Trying to optimize the gradient as part of the loss

I have a network that is trying to optimize a tensor x as well as the gradient of that tensor wrt another tensor r, eg dx/dr.

        y = torch.autograd.grad(x,r)

when I run this without DDP, I can minimize both quantities as part of the loss.
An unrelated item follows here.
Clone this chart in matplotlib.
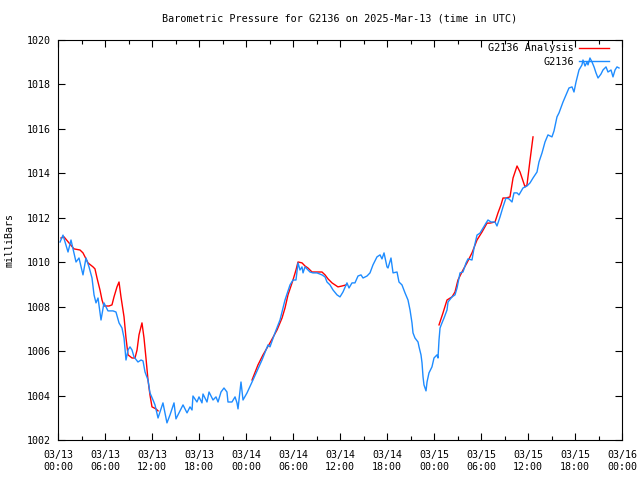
import numpy as np
import matplotlib
matplotlib.use("Agg")
import matplotlib.pyplot as plt

# hours after 2025-03-13 00:00 UTC, pressure in mb
obs_hours = [0.26, 0.64, 1.28, 1.66, 2.30, 2.68, 3.19, 3.57, 3.96, 4.34, 4.60, 4.85, 5.11, 5.49, 5.87,
             6.38, 7.02, 7.40, 7.79, 8.17, 8.43, 8.68, 8.94, 9.19, 9.45, 9.70, 10.21, 10.60, 10.85, 11.11,
             11.49, 11.74, 12.13, 12.38, 12.77, 13.40, 13.91, 14.30, 14.81, 15.06, 15.96, 16.47, 16.85,
             17.11, 17.23, 17.74, 18.00, 18.38, 18.51, 19.02, 19.28, 19.79, 20.17, 20.43, 20.81, 21.19,
             21.57, 21.70, 22.21, 22.60, 22.85, 22.98, 23.36, 23.62, 24.13, 24.89, 26.04, 26.81, 27.06,
             27.70, 28.34, 28.98, 29.62, 30.00, 30.38, 30.64, 30.89, 31.15, 31.28, 31.53, 31.91, 32.17,
             32.55, 33.06, 33.70, 34.09, 34.34, 34.72, 35.11, 35.62, 36.00, 36.38, 36.89, 37.15, 37.53,
             37.91, 38.30, 38.68, 38.94, 39.45, 39.83, 40.21, 40.72, 41.11, 41.36, 41.62, 42.00, 42.13,
             42.51, 42.77, 43.28, 43.53, 43.91, 44.30, 44.68, 44.94, 45.19, 45.32, 45.57, 45.96, 46.09,
             46.34, 46.47, 46.60, 46.72, 46.98, 47.11, 47.36, 47.74, 48.00, 48.38, 48.51, 48.64, 48.77,
             49.02, 49.28, 49.66, 49.79, 50.30, 50.68, 50.94, 51.32, 51.70, 52.09, 52.34, 52.85, 53.11,
             53.49, 53.87, 54.26, 54.64, 54.89, 55.28, 55.79, 56.04, 56.43, 56.81, 57.19, 57.57, 57.96,
             58.21, 58.60, 58.85, 59.36, 59.87, 60.26, 60.64, 61.15, 61.40, 61.79, 62.17, 62.55, 63.06,
             63.32, 63.70, 63.96, 64.47, 64.85, 65.23, 65.62, 65.87, 66.13, 66.26, 66.51, 66.89, 67.02,
             67.28, 67.53, 67.66, 67.91, 68.17, 68.43, 68.68, 68.94, 69.32, 69.57, 69.96, 70.21, 70.60,
             70.85, 71.11, 71.36, 71.62]
obs_mb = [1010.91, 1011.22, 1010.46, 1011.00, 1010.01, 1010.19, 1009.43, 1010.19, 1009.79, 1009.29,
          1008.53, 1008.17, 1008.39, 1007.40, 1008.17, 1007.81, 1007.81, 1007.76, 1007.27, 1007.04,
          1006.59, 1005.60, 1006.05, 1006.19, 1006.05, 1005.74, 1005.51, 1005.60, 1005.56, 1005.06,
          1004.70, 1004.12, 1003.80, 1003.58, 1002.99, 1003.67, 1002.77, 1003.13, 1003.67, 1002.95,
          1003.58, 1003.22, 1003.49, 1003.35, 1003.98, 1003.71, 1003.94, 1003.67, 1004.07, 1003.71,
          1004.16, 1003.80, 1003.94, 1003.71, 1004.16, 1004.34, 1004.16, 1003.71, 1003.71, 1003.94,
          1003.67, 1003.40, 1004.61, 1003.80, 1004.12, 1004.70, 1005.60, 1006.28, 1006.19, 1006.82,
          1007.40, 1008.30, 1008.98, 1009.20, 1009.20, 1009.97, 1009.65, 1009.79, 1009.52, 1009.79,
          1009.65, 1009.56, 1009.52, 1009.52, 1009.43, 1009.34, 1009.11, 1008.98, 1008.75, 1008.53,
          1008.44, 1008.66, 1009.07, 1008.84, 1009.07, 1009.07, 1009.38, 1009.43, 1009.29, 1009.38,
          1009.52, 1009.88, 1010.24, 1010.33, 1010.15, 1010.42, 1009.79, 1009.74, 1010.19, 1009.52,
          1009.56, 1009.11, 1008.98, 1008.62, 1008.30, 1007.85, 1007.27, 1006.82, 1006.59, 1006.41,
          1006.19, 1005.83, 1005.47, 1004.84, 1004.48, 1004.21, 1004.61, 1005.02, 1005.29, 1005.69,
          1005.83, 1005.69, 1006.50, 1007.04, 1007.27, 1007.49, 1007.85, 1008.21, 1008.44, 1008.53,
          1008.84, 1009.52, 1009.56, 1009.97, 1010.15, 1010.10, 1010.64, 1011.22, 1011.31, 1011.54,
          1011.76, 1011.90, 1011.81, 1011.81, 1011.63, 1012.04, 1012.49, 1012.89, 1012.85, 1012.71,
          1013.12, 1013.12, 1013.03, 1013.34, 1013.43, 1013.57, 1013.79, 1014.06, 1014.51, 1014.92,
          1015.41, 1015.73, 1015.64, 1015.91, 1016.54, 1016.72, 1017.21, 1017.53, 1017.84, 1017.89,
          1017.66, 1018.11, 1018.29, 1018.65, 1018.88, 1019.10, 1018.83, 1019.01, 1018.88, 1019.19,
          1019.01, 1018.79, 1018.52, 1018.29, 1018.47, 1018.65, 1018.79, 1018.56, 1018.65, 1018.34,
          1018.65, 1018.79, 1018.74]

# analysis, nan = no analysis
ana_hours = [0.38, 0.77, 1.40, 2.04, 2.81, 3.19, 3.45, 3.83, 4.47, 4.72, 4.98, 5.36, 5.62, 5.87, 6.51,
             6.89, 7.15, 7.53, 7.79, 8.04, 8.43, 8.68, 8.94, 9.45, 9.83, 10.09, 10.34, 10.72, 10.98,
             11.23, 11.49, 11.74, 12.00, 12.51, 12.77, 18.0,
             24.77, 25.53, 26.17, 27.06, 27.96, 28.60, 28.98, 29.36, 30.00, 30.38, 30.64, 31.15, 31.53,
             31.91, 32.43, 33.19, 33.70, 34.09, 34.47, 34.98, 35.36, 35.74, 36.26, 36.77, 42.0,
             48.64, 49.15, 49.66, 50.30, 50.68, 51.06, 51.70, 52.21, 52.85, 53.49, 54.13, 54.77, 55.15,
             55.79, 56.17, 56.55, 56.81, 57.19, 57.70, 58.09, 58.60, 58.98, 59.62, 59.87, 60.26, 60.64]
ana_mb = [1011.09, 1011.14, 1010.87, 1010.60, 1010.55, 1010.42, 1010.24, 1009.97, 1009.79, 1009.70,
          1009.29, 1008.75, 1008.30, 1008.03, 1008.03, 1008.08, 1008.44, 1008.89, 1009.11, 1008.44,
          1007.54, 1006.59, 1005.83, 1005.69, 1005.69, 1006.05, 1006.73, 1007.27, 1006.59, 1005.69,
          1004.70, 1004.03, 1003.49, 1003.40, 1003.31, np.nan,
          1004.70, 1005.38, 1005.83, 1006.37, 1006.95, 1007.49, 1007.94, 1008.53, 1009.20, 1009.65,
          1010.01, 1009.97, 1009.83, 1009.74, 1009.56, 1009.56, 1009.56, 1009.43, 1009.25, 1009.07,
          1008.98, 1008.89, 1008.93, 1008.98, np.nan,
          1007.18, 1007.72, 1008.30, 1008.44, 1008.66, 1009.20, 1009.65, 1009.97, 1010.42, 1011.00,
          1011.36, 1011.76, 1011.76, 1011.81, 1012.22, 1012.58, 1012.89, 1012.89, 1012.94, 1013.79,
          1014.33, 1014.06, 1013.39, 1013.48, 1014.60, 1015.64]

tick_hours = list(range(0, 73, 6))
tick_labels = ["03/13\n00:00", "03/13\n06:00", "03/13\n12:00", "03/13\n18:00",
               "03/14\n00:00", "03/14\n06:00", "03/14\n12:00", "03/14\n18:00",
               "03/15\n00:00", "03/15\n06:00", "03/15\n12:00", "03/15\n18:00",
               "03/16\n00:00"]

plt.rcParams['font.family'] = ['DejaVu Sans Mono']
plt.rcParams['font.size'] = 7.2

fig = plt.figure(figsize=(6.4, 4.8), dpi=100)
ax = fig.add_axes([58 / 640, 40 / 480, 564 / 640, 400 / 480])

ax.plot(ana_hours, ana_mb, color="#ff0000", lw=1.0, label="G2136 Analysis")
ax.plot(obs_hours, obs_mb, color="#1e8cff", lw=1.0, label="G2136")

ax.set_xlim(0, 72)
ax.set_ylim(1002, 1020)
ax.set_xticks(tick_hours)
ax.set_xticklabels(tick_labels, linespacing=1.25)
ax.set_xticks(range(3, 72, 6), minor=True)
ax.set_yticks(range(1002, 1021, 2))
ax.tick_params(which="both", direction="in", top=True, right=True, width=0.8)
ax.tick_params(which="major", length=5)
ax.tick_params(axis="x", which="major", pad=7)
ax.tick_params(axis="y", which="major", pad=5)
ax.tick_params(which="minor", length=3)
for s in ax.spines.values():
    s.set_linewidth(0.8)

ax.set_title("Barometric Pressure for G2136 on 2025-Mar-13 (time in UTC)", fontsize=7.3, pad=13)
ax.set_ylabel("milliBars", labelpad=9)

ax.legend(loc="upper right", bbox_to_anchor=(0.98, 0.997), frameon=False, markerfirst=False,
          handlelength=2.9, handletextpad=0.5, labelspacing=0.35, borderaxespad=0.0,
          borderpad=0.2, fontsize=7.3)

fig.savefig("out.png", dpi=100)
When I use DDP on 2 gpus, the tensor x shows the same loss value on both gpus, but the gradient tensor y has different values:

# training 
    ...
    Nx = 0
    Ny = 0
    x_err = 0
    y_err = 0

    training_sampler.set_epoch(epoch)
    for batch in training:
        x_loss,y_loss,nx,ny = batch.loss(model,cuda) # runs through network
        loss = x_loss/nx + y_loss/ny
        Nx += nx
        Ny += ny

        optimizer.zero_grad()
        loss.backward() # will sync?

        optimizer.step()
        x_err += reduce(x_loss).item()
        y_err += reduce(y_loss).item()
    
    print (x_err/Nx, y_err/Ny) 

where:

    def reduce(T):
        dist.all_reduce(T, op=dist.ReduceOp.SUM)
        T /= float(dist.get_world_size())
        return T

output:

27140.88438,  35.89582 # gpu 0
27140.88438,  37.94447 # gpu 1

I am extremely new to parallel computing and honestly the behind the scenes seems like magic to me, but it’s my understanding that loss.backward() handles the dirty work of syncing the gpus. I’m assuming that my problem is due to the manual torch.autograd. Is there some obvious explanation as to how this works and how I might fix it? Thank you.

Can you provide a minimum code which we can repro the result? Especially, how you wrap your model with DDP. Thanks!

Thanks. I will try to make a simple example. It’s very likely I’m doing something stupid or just don’t understand how this works.

After much debugging I realized that this is not a bug. The issue was that individually my nx,ny values are different per sample so the gpus were receiving different information. My bad!